"George Washington would be proud to know that we celebrate his birthday every year with a mattress sale." -- Comedian Robert Klein
As a survivor of the Sept. 11 terrorist attacks on the World Trade Center, I worry about how we will remember that tragic day 50, 100, even 200 years from now.
I worry because our nation does a poor job of commemorating our most historic heroes and events. Our efforts to honor history consistently lead to one of two disappointing outcomes.
Our official holidays have become increasingly commercialized. Consider the relatively recent exploitation of Thanksgiving and Martin Luther King Jr. Day.
Virtually all other anniversaries have been marginalized. Consider how little attention is paid each summer to the July 20th anniversary of the first Apollo moon landing, one of humanity's most impressive achievements.
If we can't figure out a way to profit from the most significant events on our nation's calendar, we seem destined to neglect them. We have lost sight of why these events are significant -- the extraordinary actions of courageous Americans and the important lessons from their lives that should inspire future generations.
So how will we recall the grief and heroism of 9/11 in the coming years?

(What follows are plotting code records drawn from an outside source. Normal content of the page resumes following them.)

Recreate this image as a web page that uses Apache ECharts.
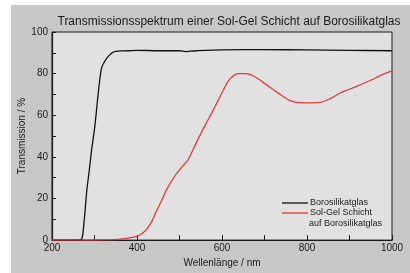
<!DOCTYPE html>
<html>
<head>
<meta charset="utf-8">
<script src="https://cdn.jsdelivr.net/npm/echarts@6/dist/echarts.min.js"></script>
<style>
  html, body { margin: 0; padding: 0; background: #fff; }
  #chart { width: 410px; height: 273px; }
</style>
</head>
<body>
<div id="chart"></div>
<script>
var chartDom = document.getElementById('chart');
var myChart = echarts.init(chartDom);
var option;

// Borosilikatglas
var glasNm  = [200, 260, 270, 276, 282, 288, 293, 297, 301, 305, 309, 313, 317, 323, 329, 336, 344, 352, 360, 380, 400, 450, 500, 515, 525, 540, 600, 700, 800, 900, 1000];
var glasVal = [0,   0,   0.5, 10,  24,  34,  43,  49,  55,  63,  71,  78,  83,  85.5, 87.4, 89, 90.3, 90.7, 90.9, 91, 91.2, 91, 91, 90.6, 90.8, 91, 91.4, 91.5, 91.4, 91.2, 91];

// Sol-Gel Schicht auf Borosilikatglas
var solNm  = [200, 300, 340, 360, 380, 399, 412, 423, 435, 446, 458, 470, 489, 505, 520, 532, 545, 560, 580, 603, 615, 627, 638, 652, 666, 685, 705, 730, 760, 791, 831, 855, 878, 900, 925, 950, 972, 995, 1000];
var solVal = [0,   0,   0.2, 0.5, 1,   1.8, 3.2, 5.3, 9,   14,  19,  24.4, 30.8, 35, 38.5, 43.5, 49, 55,  62.7, 72,  76.5, 79, 80,  80,  79.6, 77.5, 74.6, 71, 67,  65.9, 66.2, 68, 70.7, 72.5, 74.6, 76.8, 79, 81, 81.2];

var xLabelName = 'Wellenlänge / nm';
var yLabelName = 'Transmission / %';
var titleText = 'Transmissionsspektrum einer Sol-Gel Schicht auf Borosilikatglas';
var seriesNames = ['Borosilikatglas', 'Sol-Gel Schicht'];

function pairs(xs, ys) {
  var out = [];
  for (var i = 0; i < xs.length; i++) out.push([xs[i], ys[i]]);
  return out;
}

var font = 'Liberation Sans, Arial, sans-serif';

option = {
  backgroundColor: '#fff',
  animation: false,
  graphic: [
    { type: 'rect', z: -10, shape: { x: 11, y: 5, width: 399, height: 268 }, style: { fill: '#c7c7c7' } },
    { type: 'text', left: 309, top: 219, style: { text: 'auf Borosilikatglas', fontSize: 9, fontFamily: font, fill: '#1a1a1a' } }
  ],
  title: {
    text: titleText,
    left: 224, top: 11, textAlign: 'center',
    textStyle: { fontSize: 12, fontWeight: 'normal', color: '#1a1a1a', fontFamily: font }
  },
  legend: {
    orient: 'vertical',
    left: 277, top: 193,
    icon: 'rect',
    itemWidth: 26, itemHeight: 1.3, itemGap: 0,
    textStyle: { fontSize: 9, color: '#1a1a1a', fontFamily: font, padding: [0, 0, 0, -3], lineHeight: 10 },
    data: seriesNames
  },
  grid: {
    left: 52, right: 18, top: 32, bottom: 32,
    show: true, backgroundColor: '#e1e1e1', borderColor: '#1a1a1a', borderWidth: 1
  },
  xAxis: {
    type: 'value', min: 200, max: 1000, interval: 100,
    name: xLabelName, nameLocation: 'middle', nameGap: 16,
    nameTextStyle: { fontSize: 10, color: '#1a1a1a', fontFamily: font },
    axisLine: { lineStyle: { color: '#1a1a1a', width: 1.2 } },
    axisTick: { inside: true, length: 5, lineStyle: { color: '#1a1a1a' } },
    axisLabel: {
      fontSize: 10, color: '#1a1a1a', fontFamily: font, margin: 3,
      formatter: function (v) { return v % 200 === 0 ? String(v) : ''; }
    },
    splitLine: { show: false }
  },
  yAxis: {
    type: 'value', min: 0, max: 100, interval: 10,
    name: yLabelName, nameLocation: 'middle', nameGap: 25, nameMoveOverlap: false,
    nameTextStyle: { fontSize: 10, color: '#1a1a1a', fontFamily: font },
    axisLine: { show: true, lineStyle: { color: '#1a1a1a', width: 1.2 } },
    axisTick: { show: true, inside: true, length: 4, lineStyle: { color: '#1a1a1a' } },
    axisLabel: {
      fontSize: 10, color: '#1a1a1a', fontFamily: font, margin: 4,
      formatter: function (v) { return v % 20 === 0 ? String(v) : ''; }
    },
    splitLine: { show: false }
  },
  series: [
    {
      name: seriesNames[0], type: 'line', symbol: 'none', smooth: 0.3,
      data: pairs(glasNm, glasVal),
      lineStyle: { color: '#111', width: 1.3 }, itemStyle: { color: '#111' }
    },
    {
      name: seriesNames[1], type: 'line', symbol: 'none', smooth: 0.3,
      data: pairs(solNm, solVal),
      lineStyle: { color: '#e2383c', width: 1.3 }, itemStyle: { color: '#e2383c' }
    }
  ]
};

option && myChart.setOption(option);
</script>
</body>
</html>
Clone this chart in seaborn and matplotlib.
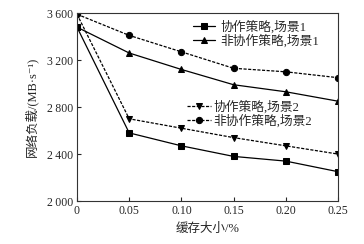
import matplotlib
matplotlib.use("Agg")
import matplotlib.pyplot as plt
import seaborn as sns
import pandas as pd

cache = [0, 0.05, 0.10, 0.15, 0.20, 0.25]
coop_s1 = [3480, 2580, 2470, 2380, 2340, 2250]
noncoop_s1 = [3480, 3260, 3120, 2990, 2930, 2850]
coop_s2 = [3590, 2700, 2620, 2540, 2470, 2400]
noncoop_s2 = [3590, 3410, 3270, 3130, 3100, 3050]
names = ["协作策略,场景1", "非协作策略,场景1", "协作策略,场景2", "非协作策略,场景2"]
xticks = [0, 0.05, 0.10, 0.15, 0.20, 0.25]
xticklabels = ["0", "0.05", "0.10", "0.15", "0.20", "0.25"]
yticks = [2000, 2400, 2800, 3200, 3600]
yticklabels = ["2\u2009000", "2\u2009400", "2\u2009800", "3\u2009200", "3\u2009600"]

sns.set_style("ticks")
plt.rcParams['font.family'] = ['Liberation Serif', 'Noto Sans CJK SC', 'DejaVu Sans']
plt.rcParams['font.size'] = 8.5

df = pd.DataFrame({
    "cache": cache * 4,
    "load": coop_s1 + noncoop_s1 + coop_s2 + noncoop_s2,
    "series": sum([[n] * len(cache) for n in names], []),
})

fig = plt.figure(figsize=(3.64, 2.44), dpi=100)
ax = fig.add_axes([0.2115, 0.176, 0.717, 0.7705])

markers = ["s", "^", "v", "o"]
dashes = ["-", "-", "--", "--"]
lines = []
for n, m, ls in zip(names, markers, dashes):
    sub = df[df["series"] == n]
    sns.lineplot(data=sub, x="cache", y="load", ax=ax, color="black",
                 marker=m, markersize=4.5, linewidth=0.9, linestyle=ls,
                 markeredgecolor="black", label=n, legend=False)
    lines.append(ax.lines[-1])
for ln in lines[2:]:
    ln.set_dashes([2.5, 1.2])

ax.set_xlim(0, 0.25)
ax.set_ylim(2000, 3600)
ax.set_xticks(xticks)
ax.set_xticklabels(xticklabels)
ax.set_yticks(yticks)
ax.set_yticklabels(yticklabels)
ax.tick_params(direction="in", length=3, width=0.8, top=False, right=False, pad=3)
for s in ax.spines.values():
    s.set_linewidth(0.8)
    s.set_color("#333333")
ax.set_xlabel("缓存大小/%", labelpad=4, fontsize=9)
ax.set_ylabel("网络负载/(MB·s⁻¹)", labelpad=6, fontsize=9)

leg1 = ax.legend(lines[:2], names[:2], loc="upper left", frameon=False,
                 fontsize=9.2, handlelength=1.7, handletextpad=0.45,
                 labelspacing=0.05, borderpad=0, borderaxespad=0,
                 bbox_to_anchor=(0.444, 0.962))
ax.add_artist(leg1)
ax.legend(lines[2:], names[2:], loc="upper left", frameon=False,
          fontsize=9.2, handlelength=1.9, handletextpad=0.15,
          labelspacing=0.05, borderpad=0, borderaxespad=0,
          bbox_to_anchor=(0.421, 0.535))

fig.savefig("out.png", dpi=100)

Will Sept. 11 eventually become like D-Day or Pearl Harbor Day, remembered primarily when the anniversary ends with a zero? We've already seen declining attendance at Sept. 11 memorials and read warnings by the 9/11 Commission about a "waning sense of urgency" toward threats of future attacks.
Will Sept. 11 become more like Memorial Day or Veterans Day, used as an excuse to sell cars and furniture? We've also seen controversies surrounding retailers making money off the memory of 9/11 -- selling World Trade Center coins and other products.
The heroes of Sept. 11 deserve better. Thousands of people, including me, owe our lives to these brave men and women. We must find a meaningful way to make sure their sacrifice remains relevant for Americans.
Congress and Presidents Bush and Obama deserve credit for taking a series of steps to make Sept. 11 a national day of service. But not everyone is able to serve. Our Sept. 11 activities must be more universally inclusive.
My suggestion: Make Sept. 11 a National Day of Discussion, where Americans actively seek ways to find common ground across political, religious and cultural divides.
Our efforts could be as small as reconnecting with friends and neighbors. In addition to memorial services, communities could host forums about the long-term impact of 9/11 on anti-terrorism, national security and personal liberty. Schools and libraries could sponsor programs recounting the many selfless acts of uniformed personnel and civilians in and around the World Trade Center, the Pentagon and Flight 93.
Since Sept. 11 coincides with the fall campaign season, rival political candidates could appear together at town hall meetings, moderated by neutral observers, to hear the common concerns of their constituents. We could even encourage the most combative news and talk programs to put aside their bombast for one day.
My teenage sons call this "crazy talk," but it's worth a try. The idea comes from an experience soon after Sept. 11, when I was working for the Port Authority of New York and New Jersey and was asked to lead a tour of the World Trade Center site for Middle Eastern journalists.
As the tour began, it was clear that something was bothering them. After a few awkward minutes, one of the journalists turned to me, his voice barely above a whisper, and asked: "Do you hate us for what happened?"
"Absolutely not," I replied, my eyes filling with tears. I explained that I didn't blame an entire region or religion for crimes committed by a small faction of fanatics. This led to a heartfelt conversation about how Sept. 11 had affected each of us, both personally and professionally. We came away with a far greater appreciation of the fears we all face every day. It was possible only because one person was willing to risk the anger of an American who lost dozens of friends and co-workers in the World Trade Center.
The more we talk and listen to one another, the more we are able to find common ground, the harder it is for terrorists - and other opportunists - to exploit our differences, our fears and our prejudices.
Greg Trevor, executive editor of Rutgers Today, worked in One World Trade Center from 1998 to 2001. On the morning of September 11, 2001, Trevor and his co-workers escaped from Tower One 11 minutes before it collapsed.